If you haven’t had the pleasure of a bowl of warm cobbler this year, ideally topped with a scoop of melting vanilla ice cream, do yourself a favor and change that. Get some fruit, make cobbler, and smile.
Feel free to experiment with different fruits and fruit combinations! As with any biscuit and biscuit-like dough, avoid overmixing - any flour pockets will right themselves with rest and/or baking. If you like your cobbler on the sweeter side, feel free to add more sugar. We like ours tangy and fruity!
you will need:
- ½ c cold butter, cut into tablespoons or small squares
- 2 lbs peaches, pitted and sliced or chopped and peeled if desired (we don’t bother)
- 1 c sugar, divided use
- 1 c all-purpose flour
- 1 tsp baking powder
- ⅛ tsp salt
- zest of 1 small lemon (or ½ large lemon), about 1 tsp
- 2 large eggs, lightly beaten
- 1 tsp vanilla
- Preheat oven to 375 degrees F. Grease an 8×8 square baking dish.

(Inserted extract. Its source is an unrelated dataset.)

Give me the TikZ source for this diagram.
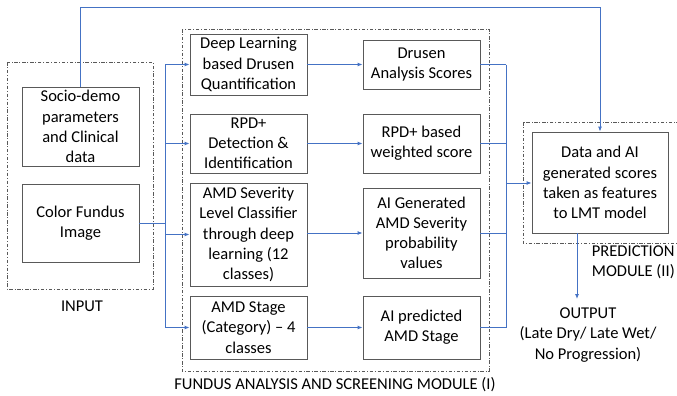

Place sliced peaches in the dish, and mix with ½ c of the sugar. (You can also do this in a separate bowl, then transfer the sugared fruit to the dish.) Set aside.
- In a large bowl or bowl of a food processor, combine flour, remaining sugar, baking powder, and salt. Cut in the cold butter, either by using a fork, pastry cutter, or a few pulses of a food processor. Add in the eggs, vanilla, and lemon zest, and combine with a fork (or pulse with the food processor) until just combined.
- Drop biscuit topping by tablespoons over the surface of the sugared fruit, being sure to cover as much of it as possible but without spreading the topping with a spatula (a few holes are okay!). Bake for 30-40 minutes, or until the topping is just starting to brown and the fruit is bubbly, softened, and thickened.
Bourbon-Peach Cobbler: Heavenly stuff. Add in ¼ c bourbon to the peaches in Step 1. This will make a bit of a looser filling, but with the delightful tinge of bourbon flavor without being boozy.
Berry Cobbler: Sub in 6 cups blueberries, blackberries, chopped cherries, or other berries (or a combination!) for the peaches. Proceed with recipe.
Blackberry-Rhubarb Cobbler: Sub in 4 c blackberries and 2 c peeled, chopped rhubarb for the peaches. Increase the sugar mixed with the fruit in Step 1 to 1 cup (for a total of 1 1/2 cups for the whole recipe). Proceed with recipe.